» Aim
Find the number of lines in these records where the word "this" appears. Reply with that number and nothing more.

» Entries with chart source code
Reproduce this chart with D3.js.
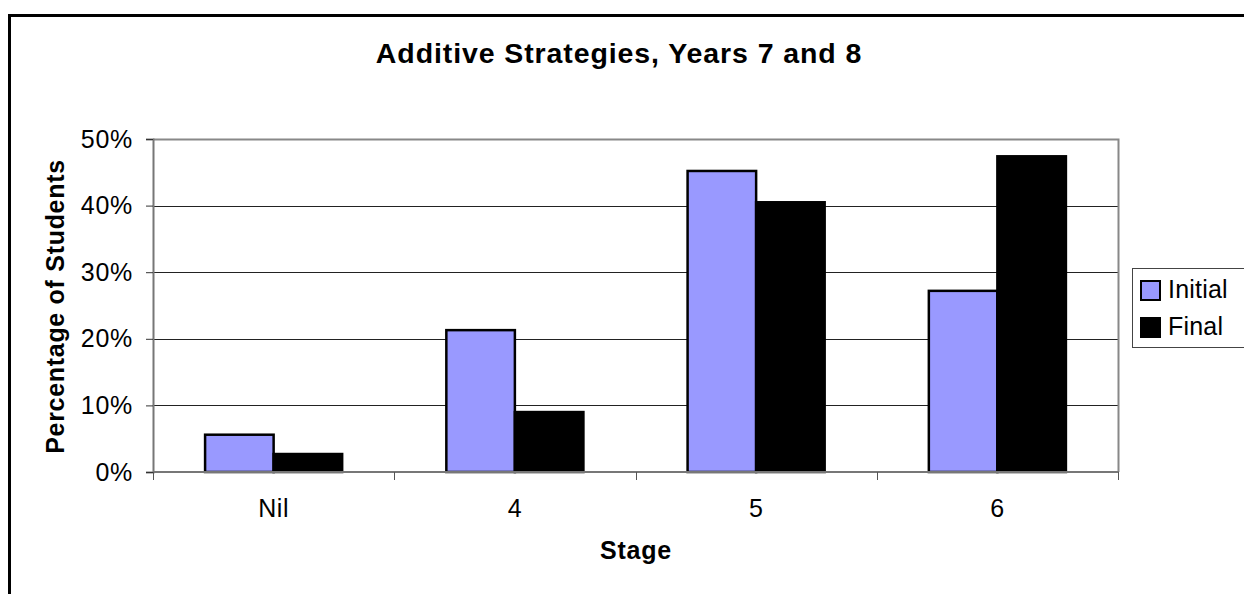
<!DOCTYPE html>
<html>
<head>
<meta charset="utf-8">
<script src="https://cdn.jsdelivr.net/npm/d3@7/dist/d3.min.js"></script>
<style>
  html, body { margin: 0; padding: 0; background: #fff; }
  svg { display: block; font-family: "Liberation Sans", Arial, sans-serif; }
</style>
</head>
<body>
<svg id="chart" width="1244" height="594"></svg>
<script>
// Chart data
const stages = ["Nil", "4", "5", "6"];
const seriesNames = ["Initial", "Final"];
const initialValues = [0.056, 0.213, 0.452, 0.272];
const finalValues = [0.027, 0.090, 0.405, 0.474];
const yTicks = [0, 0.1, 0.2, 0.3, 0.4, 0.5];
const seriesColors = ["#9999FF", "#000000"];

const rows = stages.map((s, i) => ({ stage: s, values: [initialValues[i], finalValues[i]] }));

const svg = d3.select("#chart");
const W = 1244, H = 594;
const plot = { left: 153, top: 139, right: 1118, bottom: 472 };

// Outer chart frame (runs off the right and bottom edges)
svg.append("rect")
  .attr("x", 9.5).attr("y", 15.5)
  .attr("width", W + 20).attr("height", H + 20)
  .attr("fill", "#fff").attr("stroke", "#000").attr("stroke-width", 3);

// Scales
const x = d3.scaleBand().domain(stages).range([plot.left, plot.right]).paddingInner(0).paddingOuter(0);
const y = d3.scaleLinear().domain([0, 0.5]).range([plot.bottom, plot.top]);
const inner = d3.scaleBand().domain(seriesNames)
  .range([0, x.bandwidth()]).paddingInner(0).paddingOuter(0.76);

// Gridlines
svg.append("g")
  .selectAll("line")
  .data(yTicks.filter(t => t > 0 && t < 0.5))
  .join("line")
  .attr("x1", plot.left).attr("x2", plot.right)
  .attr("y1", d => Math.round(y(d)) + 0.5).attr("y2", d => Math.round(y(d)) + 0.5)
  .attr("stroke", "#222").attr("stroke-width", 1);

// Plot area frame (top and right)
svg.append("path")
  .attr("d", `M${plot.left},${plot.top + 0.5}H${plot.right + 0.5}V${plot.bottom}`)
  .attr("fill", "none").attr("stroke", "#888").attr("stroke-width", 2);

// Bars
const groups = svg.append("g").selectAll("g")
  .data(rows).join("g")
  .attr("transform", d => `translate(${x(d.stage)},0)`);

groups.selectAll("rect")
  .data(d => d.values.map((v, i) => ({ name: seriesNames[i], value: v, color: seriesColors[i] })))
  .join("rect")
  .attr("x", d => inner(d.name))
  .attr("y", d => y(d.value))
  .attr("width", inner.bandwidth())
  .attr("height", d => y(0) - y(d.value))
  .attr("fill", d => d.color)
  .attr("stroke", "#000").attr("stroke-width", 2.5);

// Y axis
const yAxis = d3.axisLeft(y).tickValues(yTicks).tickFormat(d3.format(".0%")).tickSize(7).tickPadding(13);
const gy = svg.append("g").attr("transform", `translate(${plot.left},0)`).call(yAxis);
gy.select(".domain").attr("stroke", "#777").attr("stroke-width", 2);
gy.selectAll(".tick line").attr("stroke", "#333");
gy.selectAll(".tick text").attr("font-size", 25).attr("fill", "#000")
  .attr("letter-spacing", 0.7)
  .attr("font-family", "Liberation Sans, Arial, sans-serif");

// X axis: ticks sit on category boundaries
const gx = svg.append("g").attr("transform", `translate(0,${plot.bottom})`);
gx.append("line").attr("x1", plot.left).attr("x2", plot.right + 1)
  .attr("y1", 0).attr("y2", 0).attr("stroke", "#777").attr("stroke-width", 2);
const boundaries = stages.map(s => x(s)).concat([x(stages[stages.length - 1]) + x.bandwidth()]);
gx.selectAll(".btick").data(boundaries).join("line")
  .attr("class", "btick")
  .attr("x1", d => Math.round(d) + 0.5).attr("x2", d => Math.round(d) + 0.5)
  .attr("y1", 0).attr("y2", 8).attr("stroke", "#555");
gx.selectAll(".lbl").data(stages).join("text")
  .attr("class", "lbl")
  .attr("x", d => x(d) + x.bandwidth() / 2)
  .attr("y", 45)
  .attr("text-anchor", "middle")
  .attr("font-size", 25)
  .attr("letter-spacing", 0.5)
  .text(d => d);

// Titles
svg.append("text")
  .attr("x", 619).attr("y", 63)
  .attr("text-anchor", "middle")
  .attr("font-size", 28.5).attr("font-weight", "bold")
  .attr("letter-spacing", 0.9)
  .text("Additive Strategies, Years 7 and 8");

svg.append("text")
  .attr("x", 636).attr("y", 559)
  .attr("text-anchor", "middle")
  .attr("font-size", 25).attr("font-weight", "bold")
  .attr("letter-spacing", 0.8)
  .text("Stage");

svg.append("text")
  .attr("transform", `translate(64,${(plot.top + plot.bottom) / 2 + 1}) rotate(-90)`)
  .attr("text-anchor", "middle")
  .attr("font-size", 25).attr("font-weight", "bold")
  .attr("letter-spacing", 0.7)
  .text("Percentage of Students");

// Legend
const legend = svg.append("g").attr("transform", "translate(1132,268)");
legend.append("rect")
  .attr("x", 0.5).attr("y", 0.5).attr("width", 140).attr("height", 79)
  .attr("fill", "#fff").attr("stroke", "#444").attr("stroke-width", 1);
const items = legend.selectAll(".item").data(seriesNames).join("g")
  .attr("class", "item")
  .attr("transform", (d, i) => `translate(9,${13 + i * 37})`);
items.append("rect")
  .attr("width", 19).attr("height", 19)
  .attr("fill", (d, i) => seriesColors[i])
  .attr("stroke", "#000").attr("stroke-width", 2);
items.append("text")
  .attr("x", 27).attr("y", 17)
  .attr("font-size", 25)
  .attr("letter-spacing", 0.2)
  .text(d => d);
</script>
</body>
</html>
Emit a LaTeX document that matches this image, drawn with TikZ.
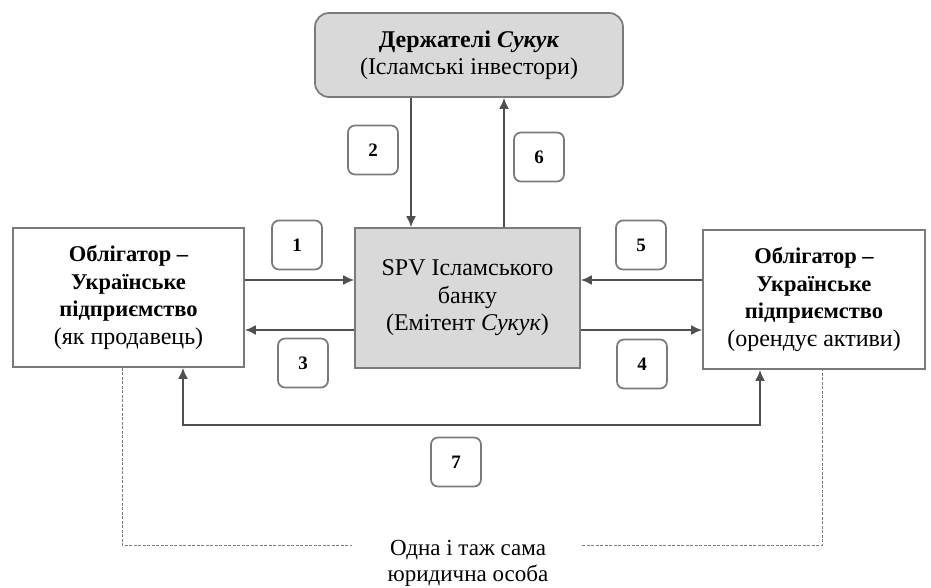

» Written answer
2